There are several important discussions which result from this work. World Wide
Web documents rest somewhere in permanence between spoken language and printed
media and represent a unique means of communication. There are many mass-media
characteristics to the Internet, with millions of subscribers world-wide and a
multitude of on-line resources, including electronic journals and newspapers. It
would be useful to contrast results of this experiment with those resulting from
a closed corpus consisting of a more conventional mixture of spoken language and
printed media.
The statistical methods employed make the identification of collocations,
semantic neologisms, and some compound words improbable and future research is
needed to explore these areas. The user, however, can give feedback to the
program after each analysis iteration by adding to the corpus of exclusion and
through the manual retrieval of collocations. The program consequently posesses
a limited amount of flexibility in this area.
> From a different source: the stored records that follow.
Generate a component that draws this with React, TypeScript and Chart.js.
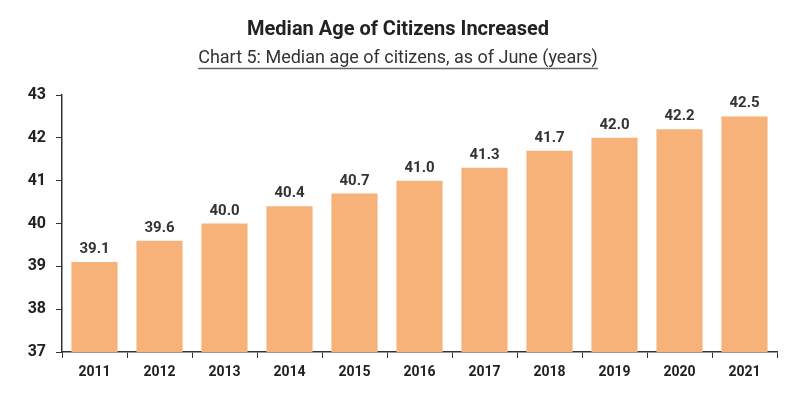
import React, { useEffect, useRef } from "react";
import { Chart, registerables } from "chart.js";

Chart.register(...registerables);

const categories = ["2011", "2012", "2013", "2014", "2015", "2016", "2017", "2018", "2019", "2020", "2021"];
const medianAge = [39.1, 39.6, 40.0, 40.4, 40.7, 41.0, 41.3, 41.7, 42.0, 42.2, 42.5];
const yTicks = [37, 38, 39, 40, 41, 42, 43];
const titleText = "Median Age of Citizens Increased";
const subtitleText = "Chart 5: Median age of citizens, as of June (years)";

const FONT = "Roboto, 'Noto Sans', sans-serif";

export default function App() {
  const ref = useRef<HTMLCanvasElement>(null);
  useEffect(() => {
    document.body.style.margin = "0";
    const ctx = ref.current!.getContext("2d")!;
    const labelPlugin = {
      id: "labels",
      afterDatasetsDraw(chart: any) {
        const c = chart.ctx;
        const meta = chart.getDatasetMeta(0);
        c.save();
        c.font = `bold 15px ${FONT}`;
        c.fillStyle = "#333";
        c.textAlign = "center";
        c.textBaseline = "alphabetic";
        meta.data.forEach((bar: any, i: number) => {
          c.fillText(medianAge[i].toFixed(1), bar.x, bar.y - 9);
        });
        c.restore();
      },
      afterDraw(chart: any) {
        const c = chart.ctx;
        c.save();
        c.textAlign = "center";
        c.textBaseline = "alphabetic";
        c.fillStyle = "#222";
        c.font = `bold 20px ${FONT}`;
        c.fillText(titleText, 398, 35);
        c.fillStyle = "#333";
        c.font = `18px ${FONT}`;
        c.fillText(subtitleText, 398, 63);
        const w = c.measureText(subtitleText).width;
        c.strokeStyle = "#666";
        c.lineWidth = 1.5;
        c.beginPath();
        c.moveTo(398 - w / 2, 68.5);
        c.lineTo(398 + w / 2, 68.5);
        c.stroke();
        c.restore();
      },
    };
    const chart = new Chart(ctx, {
      type: "bar",
      data: {
        labels: categories,
        datasets: [
          {
            data: medianAge,
            backgroundColor: "#F7B27A",
            barPercentage: 0.71,
            categoryPercentage: 1,
          },
        ],
      },
      options: {
        animation: false,
        responsive: false,
        layout: { padding: { top: 95, right: 25, left: 0, bottom: 0 } },
        plugins: { legend: { display: false }, tooltip: { enabled: false }, title: { display: false } },
        scales: {
          x: {
            grid: { drawOnChartArea: false, drawTicks: true, tickLength: 6, color: "#333", offset: true },
            border: { color: "#333", width: 1.5 },
            ticks: { color: "#222", font: { family: FONT, size: 14, weight: "bold" }, padding: 6 },
            afterFit(scale: any) {
              scale.height = 43;
            },
          },
          y: {
            min: 37,
            max: 43,
            afterBuildTicks(scale: any) {
              scale.ticks = yTicks.map((v) => ({ value: v }));
            },
            grid: { drawOnChartArea: false, drawTicks: true, tickLength: 6, color: "#333" },
            border: { color: "#333", width: 1.5 },
            ticks: { color: "#222", font: { family: FONT, size: 16, weight: "bold" }, padding: 10 },
            afterFit(scale: any) {
              scale.width = 62;
            },
          },
        },
      },
      plugins: [labelPlugin],
    });
    return () => chart.destroy();
  }, []);
  return <canvas ref={ref} width={802} height={395} style={{ display: "block" }} />;
}
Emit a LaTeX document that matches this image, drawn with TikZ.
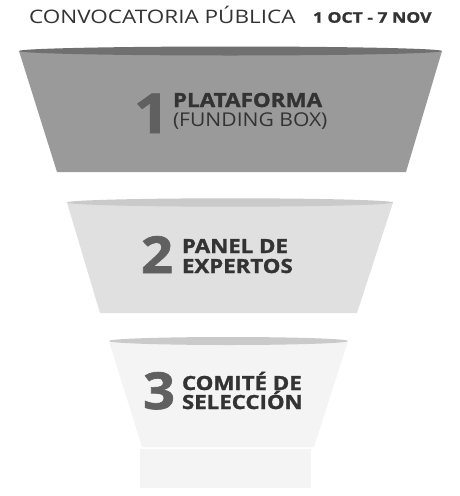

In summary, NeoloSearch attempts two goals: to
provide a statistical understanding of neologisms and their relationship to
productivity and to provide an automated neologism retrieval and analysis
system.
Bibliography
H. Baayen R. Lieber. “Productivity and English derivation: a corpus based
study.” Linguistics. 1991. 29: 801-843.
Elisabeth Brandon. “Choisir un logiciel de terminologie.” La Banque de Mots. 1991. : .
Maria Teresa Cabré Lluis de Yzaguirre. “Stratégie pour détection sémi-automatique des
néologismes de presse.” Traduction-Terminologie-Rédaction. 1995. 8: 89-100.
Gabriel Otman. “Terminologie et intelligence artificielle.” La Banque des mots. 1989. : 63-95.
Gabriel Otman. “Des ambitions et des performances d'un système de
dépouillement terminologique assisté par ordinateur.” La Banque des mots. 1991. : 59-96.
Paul Wijnands. “La néonymie et les systèmes experts.” La Banque des mots. 1992. : 15-26.